REQUIRED WORK: Without the pictures, return exactly the lines from the one with "Give me the matplotlib source for this chart." through the one with "return x / W, 1 - y / H". Both end lines belong in the copy.

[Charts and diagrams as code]
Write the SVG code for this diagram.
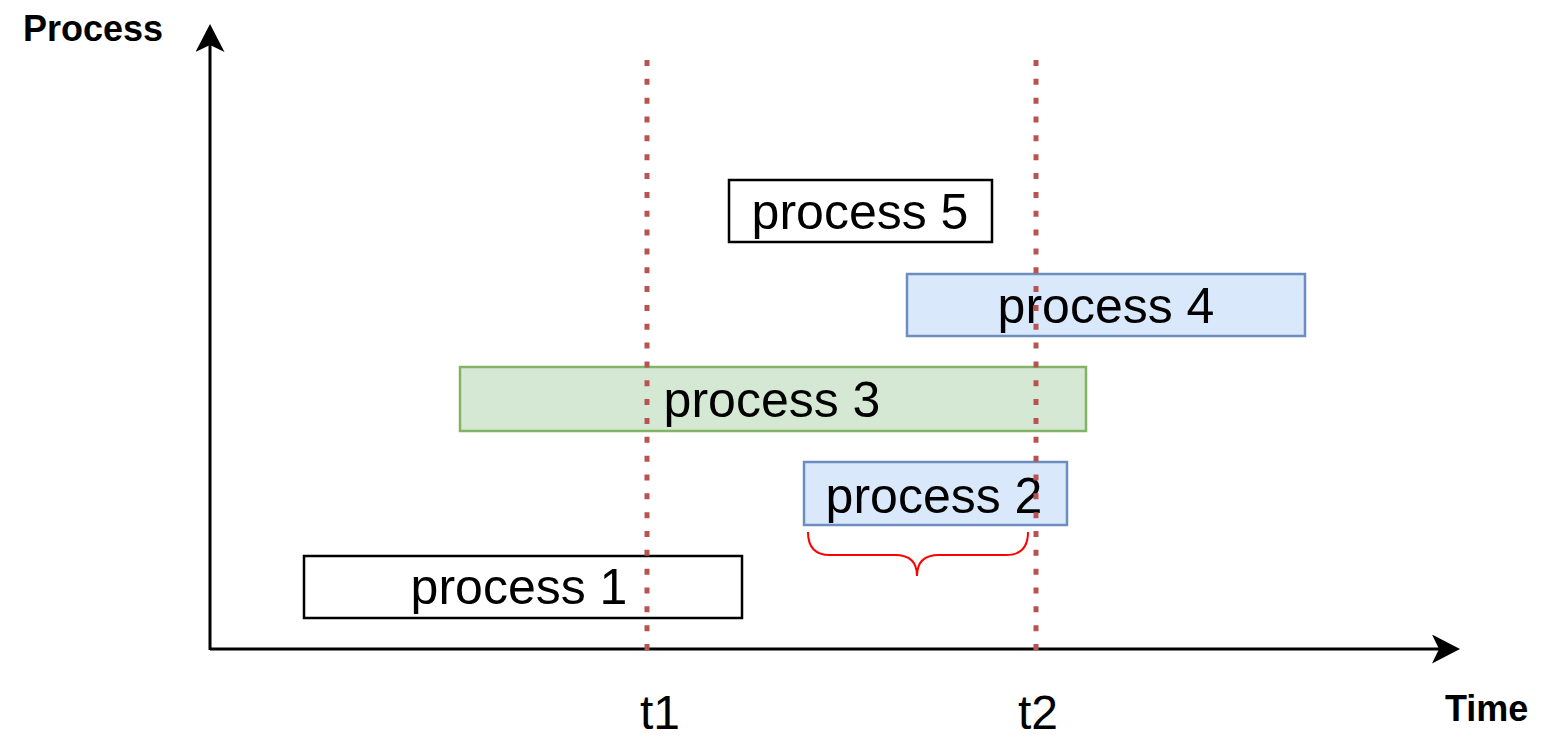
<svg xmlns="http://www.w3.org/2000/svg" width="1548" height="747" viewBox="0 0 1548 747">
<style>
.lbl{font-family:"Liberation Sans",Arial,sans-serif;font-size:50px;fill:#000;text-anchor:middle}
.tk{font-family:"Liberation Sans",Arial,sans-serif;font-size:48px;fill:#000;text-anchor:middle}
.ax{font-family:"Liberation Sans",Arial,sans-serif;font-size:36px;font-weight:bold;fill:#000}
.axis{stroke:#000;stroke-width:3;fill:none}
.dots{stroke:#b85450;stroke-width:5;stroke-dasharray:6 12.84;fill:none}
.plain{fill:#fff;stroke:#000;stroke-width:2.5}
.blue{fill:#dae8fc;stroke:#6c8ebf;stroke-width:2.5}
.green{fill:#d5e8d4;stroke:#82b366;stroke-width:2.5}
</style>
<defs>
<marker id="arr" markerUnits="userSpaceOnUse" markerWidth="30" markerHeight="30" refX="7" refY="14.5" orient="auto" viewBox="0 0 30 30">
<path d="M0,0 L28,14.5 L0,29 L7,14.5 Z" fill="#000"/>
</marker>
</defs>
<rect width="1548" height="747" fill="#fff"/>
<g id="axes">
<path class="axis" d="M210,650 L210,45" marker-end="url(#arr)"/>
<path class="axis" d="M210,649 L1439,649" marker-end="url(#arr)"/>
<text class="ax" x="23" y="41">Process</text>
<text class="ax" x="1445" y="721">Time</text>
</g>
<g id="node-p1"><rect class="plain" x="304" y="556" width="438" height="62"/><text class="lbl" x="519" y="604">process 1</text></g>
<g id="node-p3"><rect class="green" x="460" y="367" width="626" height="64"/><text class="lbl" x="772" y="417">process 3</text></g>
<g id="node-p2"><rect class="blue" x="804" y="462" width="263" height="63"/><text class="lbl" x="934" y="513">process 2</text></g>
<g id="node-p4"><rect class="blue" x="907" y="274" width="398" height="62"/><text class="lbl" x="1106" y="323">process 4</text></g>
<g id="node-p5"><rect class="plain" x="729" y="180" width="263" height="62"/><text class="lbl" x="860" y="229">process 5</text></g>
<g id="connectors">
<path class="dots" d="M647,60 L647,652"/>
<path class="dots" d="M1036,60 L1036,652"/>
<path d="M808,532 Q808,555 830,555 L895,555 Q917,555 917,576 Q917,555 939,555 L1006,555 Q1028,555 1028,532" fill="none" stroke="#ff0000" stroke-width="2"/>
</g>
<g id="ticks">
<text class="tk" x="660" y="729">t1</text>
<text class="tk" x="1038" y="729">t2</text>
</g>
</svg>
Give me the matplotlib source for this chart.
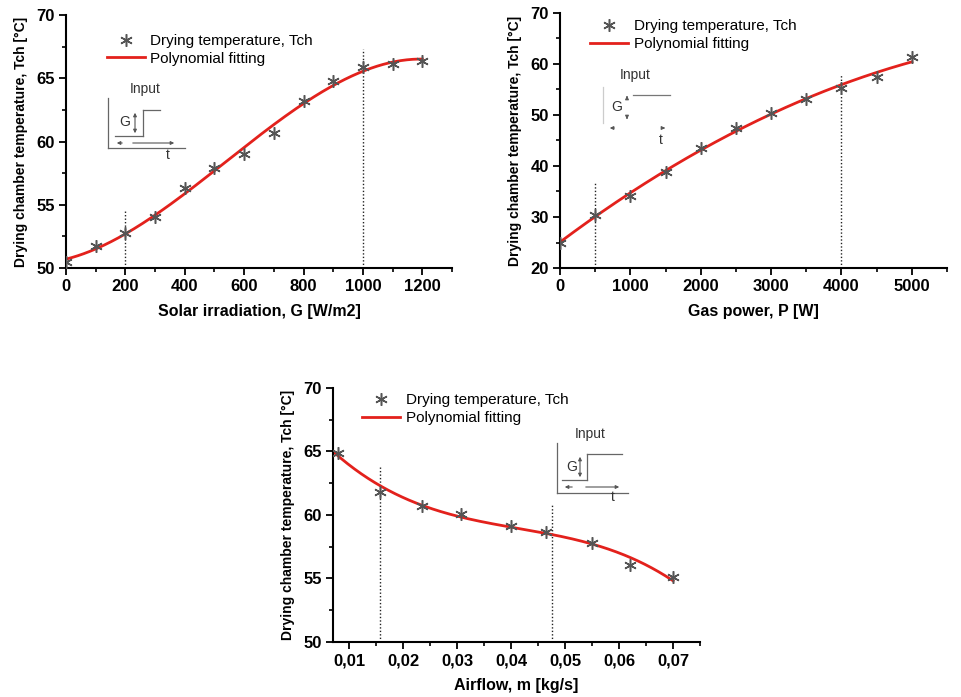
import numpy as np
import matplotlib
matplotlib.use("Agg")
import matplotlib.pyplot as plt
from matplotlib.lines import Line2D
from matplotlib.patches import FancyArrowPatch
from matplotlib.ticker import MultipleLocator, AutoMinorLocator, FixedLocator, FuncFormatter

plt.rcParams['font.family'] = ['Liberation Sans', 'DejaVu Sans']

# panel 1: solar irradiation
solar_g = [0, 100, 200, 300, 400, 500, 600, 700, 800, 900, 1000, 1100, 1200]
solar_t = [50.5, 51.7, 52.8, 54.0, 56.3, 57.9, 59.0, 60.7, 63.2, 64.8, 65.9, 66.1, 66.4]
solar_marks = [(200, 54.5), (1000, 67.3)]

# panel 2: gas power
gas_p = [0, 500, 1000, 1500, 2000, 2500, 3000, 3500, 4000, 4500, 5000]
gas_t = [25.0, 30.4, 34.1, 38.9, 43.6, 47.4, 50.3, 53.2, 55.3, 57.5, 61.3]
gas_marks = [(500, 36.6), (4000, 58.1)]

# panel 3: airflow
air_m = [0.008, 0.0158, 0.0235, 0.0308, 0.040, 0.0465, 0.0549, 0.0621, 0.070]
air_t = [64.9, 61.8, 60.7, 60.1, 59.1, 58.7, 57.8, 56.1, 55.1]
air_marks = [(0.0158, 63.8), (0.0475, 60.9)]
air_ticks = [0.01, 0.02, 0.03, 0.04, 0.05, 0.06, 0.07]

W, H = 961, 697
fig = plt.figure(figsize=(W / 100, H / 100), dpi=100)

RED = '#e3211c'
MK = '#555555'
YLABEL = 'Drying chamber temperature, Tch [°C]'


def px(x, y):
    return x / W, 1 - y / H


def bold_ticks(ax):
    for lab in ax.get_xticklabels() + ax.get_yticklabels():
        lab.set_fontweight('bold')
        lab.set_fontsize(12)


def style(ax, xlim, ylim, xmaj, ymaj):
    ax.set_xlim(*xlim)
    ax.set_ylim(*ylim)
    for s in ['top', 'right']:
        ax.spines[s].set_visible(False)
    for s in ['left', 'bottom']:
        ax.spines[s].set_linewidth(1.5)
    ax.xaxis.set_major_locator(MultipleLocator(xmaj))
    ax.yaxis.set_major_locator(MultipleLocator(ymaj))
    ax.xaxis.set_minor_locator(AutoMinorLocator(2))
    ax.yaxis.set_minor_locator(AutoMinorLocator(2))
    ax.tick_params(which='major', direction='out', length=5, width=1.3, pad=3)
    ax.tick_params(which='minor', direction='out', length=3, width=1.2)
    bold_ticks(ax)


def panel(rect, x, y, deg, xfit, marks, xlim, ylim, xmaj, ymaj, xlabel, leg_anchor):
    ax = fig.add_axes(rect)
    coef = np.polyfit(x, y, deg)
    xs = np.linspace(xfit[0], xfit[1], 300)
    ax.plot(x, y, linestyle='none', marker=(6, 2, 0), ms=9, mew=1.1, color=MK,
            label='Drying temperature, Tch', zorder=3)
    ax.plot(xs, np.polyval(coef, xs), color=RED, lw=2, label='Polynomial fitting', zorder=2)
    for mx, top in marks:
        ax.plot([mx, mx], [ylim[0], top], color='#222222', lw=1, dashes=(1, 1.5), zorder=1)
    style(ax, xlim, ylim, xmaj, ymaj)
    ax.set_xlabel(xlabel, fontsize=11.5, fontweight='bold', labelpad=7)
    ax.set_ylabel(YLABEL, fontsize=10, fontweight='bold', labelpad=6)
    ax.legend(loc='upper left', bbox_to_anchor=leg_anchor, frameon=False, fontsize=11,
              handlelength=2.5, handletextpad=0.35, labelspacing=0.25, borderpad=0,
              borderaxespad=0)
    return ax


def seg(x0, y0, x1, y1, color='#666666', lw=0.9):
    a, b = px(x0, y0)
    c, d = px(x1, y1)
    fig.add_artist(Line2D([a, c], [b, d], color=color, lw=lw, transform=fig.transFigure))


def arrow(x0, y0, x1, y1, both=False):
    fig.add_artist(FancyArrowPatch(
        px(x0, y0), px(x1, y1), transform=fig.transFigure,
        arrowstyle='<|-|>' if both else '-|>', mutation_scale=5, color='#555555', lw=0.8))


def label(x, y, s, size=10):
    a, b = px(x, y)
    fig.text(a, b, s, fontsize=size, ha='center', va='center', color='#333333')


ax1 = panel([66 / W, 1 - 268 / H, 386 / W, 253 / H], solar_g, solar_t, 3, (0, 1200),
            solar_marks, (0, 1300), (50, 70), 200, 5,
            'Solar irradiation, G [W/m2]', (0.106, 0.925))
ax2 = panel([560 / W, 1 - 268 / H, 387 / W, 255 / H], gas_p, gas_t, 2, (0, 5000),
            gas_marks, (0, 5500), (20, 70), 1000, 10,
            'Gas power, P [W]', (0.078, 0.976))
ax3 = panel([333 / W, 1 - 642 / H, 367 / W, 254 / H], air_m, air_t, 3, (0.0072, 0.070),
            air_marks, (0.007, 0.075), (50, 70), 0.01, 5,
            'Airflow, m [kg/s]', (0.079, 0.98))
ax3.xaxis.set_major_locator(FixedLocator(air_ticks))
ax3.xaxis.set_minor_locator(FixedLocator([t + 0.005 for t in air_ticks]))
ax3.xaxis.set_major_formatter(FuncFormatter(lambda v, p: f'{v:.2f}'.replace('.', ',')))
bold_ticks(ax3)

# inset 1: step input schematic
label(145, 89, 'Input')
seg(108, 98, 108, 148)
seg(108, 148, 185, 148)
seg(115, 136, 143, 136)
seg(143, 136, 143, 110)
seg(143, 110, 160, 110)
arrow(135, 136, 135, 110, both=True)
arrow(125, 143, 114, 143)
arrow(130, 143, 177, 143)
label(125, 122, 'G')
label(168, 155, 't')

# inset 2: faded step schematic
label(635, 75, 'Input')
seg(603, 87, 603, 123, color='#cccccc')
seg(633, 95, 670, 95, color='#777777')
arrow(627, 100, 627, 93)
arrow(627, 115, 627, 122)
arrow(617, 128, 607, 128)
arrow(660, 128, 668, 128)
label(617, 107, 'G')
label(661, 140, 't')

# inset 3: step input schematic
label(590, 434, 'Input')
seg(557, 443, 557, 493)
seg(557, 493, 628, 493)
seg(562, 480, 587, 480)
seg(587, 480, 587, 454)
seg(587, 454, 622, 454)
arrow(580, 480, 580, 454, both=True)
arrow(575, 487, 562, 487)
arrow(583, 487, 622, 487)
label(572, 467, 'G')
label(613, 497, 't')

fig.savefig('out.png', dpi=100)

ANSWER:
Give me the matplotlib source for this chart.
import numpy as np
import matplotlib
matplotlib.use("Agg")
import matplotlib.pyplot as plt
from matplotlib.lines import Line2D
from matplotlib.patches import FancyArrowPatch
from matplotlib.ticker import MultipleLocator, AutoMinorLocator, FixedLocator, FuncFormatter

plt.rcParams['font.family'] = ['Liberation Sans', 'DejaVu Sans']

# panel 1: solar irradiation
solar_g = [0, 100, 200, 300, 400, 500, 600, 700, 800, 900, 1000, 1100, 1200]
solar_t = [50.5, 51.7, 52.8, 54.0, 56.3, 57.9, 59.0, 60.7, 63.2, 64.8, 65.9, 66.1, 66.4]
solar_marks = [(200, 54.5), (1000, 67.3)]

# panel 2: gas power
gas_p = [0, 500, 1000, 1500, 2000, 2500, 3000, 3500, 4000, 4500, 5000]
gas_t = [25.0, 30.4, 34.1, 38.9, 43.6, 47.4, 50.3, 53.2, 55.3, 57.5, 61.3]
gas_marks = [(500, 36.6), (4000, 58.1)]

# panel 3: airflow
air_m = [0.008, 0.0158, 0.0235, 0.0308, 0.040, 0.0465, 0.0549, 0.0621, 0.070]
air_t = [64.9, 61.8, 60.7, 60.1, 59.1, 58.7, 57.8, 56.1, 55.1]
air_marks = [(0.0158, 63.8), (0.0475, 60.9)]
air_ticks = [0.01, 0.02, 0.03, 0.04, 0.05, 0.06, 0.07]

W, H = 961, 697
fig = plt.figure(figsize=(W / 100, H / 100), dpi=100)

RED = '#e3211c'
MK = '#555555'
YLABEL = 'Drying chamber temperature, Tch [°C]'


def px(x, y):
    return x / W, 1 - y / H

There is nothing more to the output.